▶ [Extracted data]
▶

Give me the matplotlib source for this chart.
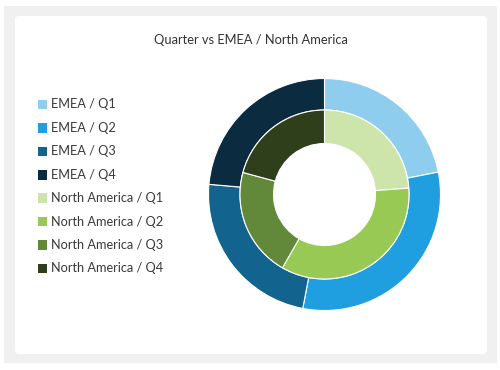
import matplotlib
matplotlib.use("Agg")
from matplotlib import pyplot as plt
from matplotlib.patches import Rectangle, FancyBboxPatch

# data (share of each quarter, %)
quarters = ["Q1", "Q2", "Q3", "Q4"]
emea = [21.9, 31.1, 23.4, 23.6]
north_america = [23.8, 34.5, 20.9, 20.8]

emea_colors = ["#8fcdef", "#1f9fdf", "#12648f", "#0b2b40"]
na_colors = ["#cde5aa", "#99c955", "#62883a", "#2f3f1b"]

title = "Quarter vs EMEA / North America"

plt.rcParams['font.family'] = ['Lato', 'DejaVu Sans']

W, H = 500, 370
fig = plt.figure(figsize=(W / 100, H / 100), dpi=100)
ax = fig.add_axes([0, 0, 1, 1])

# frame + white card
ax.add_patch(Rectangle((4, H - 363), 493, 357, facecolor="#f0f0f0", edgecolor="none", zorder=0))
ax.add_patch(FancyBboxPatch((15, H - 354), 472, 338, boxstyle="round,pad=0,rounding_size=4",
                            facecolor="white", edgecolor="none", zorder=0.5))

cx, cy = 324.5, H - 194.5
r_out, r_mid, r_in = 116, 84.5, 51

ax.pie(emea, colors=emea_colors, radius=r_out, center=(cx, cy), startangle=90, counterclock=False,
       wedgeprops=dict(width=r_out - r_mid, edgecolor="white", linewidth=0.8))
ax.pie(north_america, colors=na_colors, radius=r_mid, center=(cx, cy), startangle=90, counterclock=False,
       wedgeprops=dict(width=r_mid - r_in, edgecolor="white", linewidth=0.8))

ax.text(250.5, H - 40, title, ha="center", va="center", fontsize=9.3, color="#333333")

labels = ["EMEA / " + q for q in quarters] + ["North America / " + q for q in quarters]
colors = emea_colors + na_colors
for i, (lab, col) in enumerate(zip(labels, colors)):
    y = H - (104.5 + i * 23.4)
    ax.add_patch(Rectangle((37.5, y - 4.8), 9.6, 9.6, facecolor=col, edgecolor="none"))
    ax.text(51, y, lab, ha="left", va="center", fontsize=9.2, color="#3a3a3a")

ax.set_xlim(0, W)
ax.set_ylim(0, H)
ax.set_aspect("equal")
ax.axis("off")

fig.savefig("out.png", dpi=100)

◀
▶

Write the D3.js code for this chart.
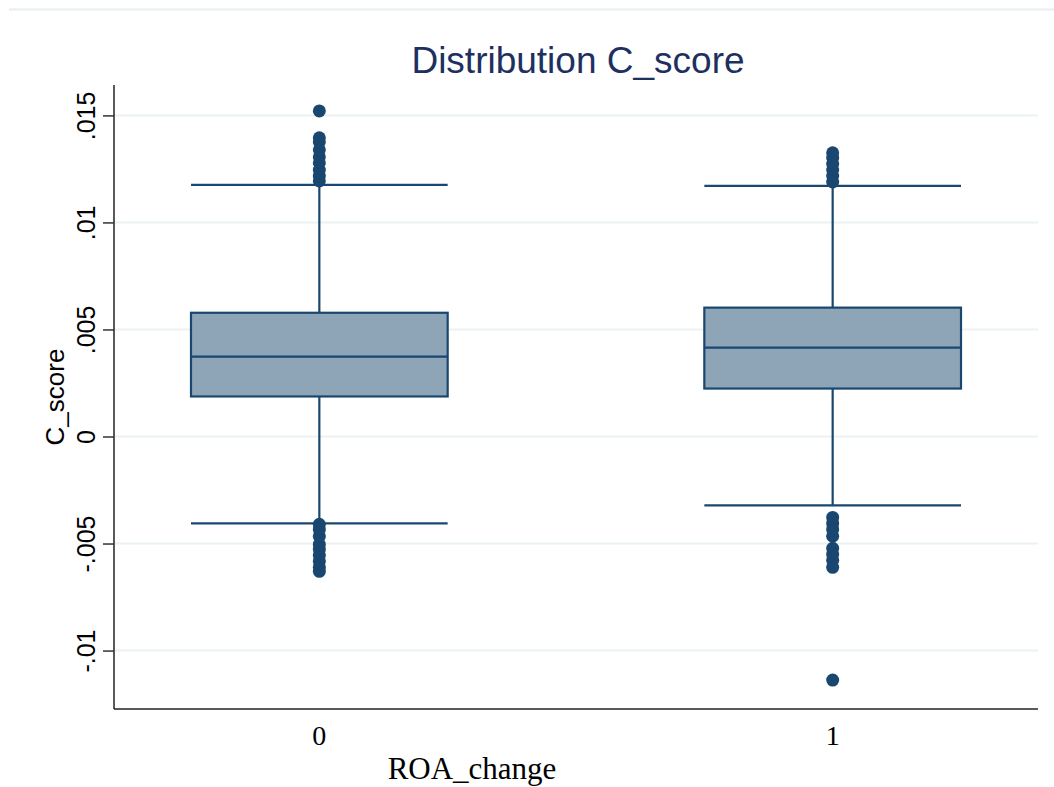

◀

▶ [Task to complete]
The material above holds pictures; leave them out. Repeat exactly the lines from the one containing "Give me the matplotlib source for this chart." through the one containing "plt.rcParams['font.family'] = ['Lato', 'DejaVu", and nothing else.

▶ [Correct response]
Give me the matplotlib source for this chart.
import matplotlib
matplotlib.use("Agg")
from matplotlib import pyplot as plt
from matplotlib.patches import Rectangle, FancyBboxPatch

# data (share of each quarter, %)
quarters = ["Q1", "Q2", "Q3", "Q4"]
emea = [21.9, 31.1, 23.4, 23.6]
north_america = [23.8, 34.5, 20.9, 20.8]

emea_colors = ["#8fcdef", "#1f9fdf", "#12648f", "#0b2b40"]
na_colors = ["#cde5aa", "#99c955", "#62883a", "#2f3f1b"]

title = "Quarter vs EMEA / North America"

plt.rcParams['font.family'] = ['Lato', 'DejaVu Sans']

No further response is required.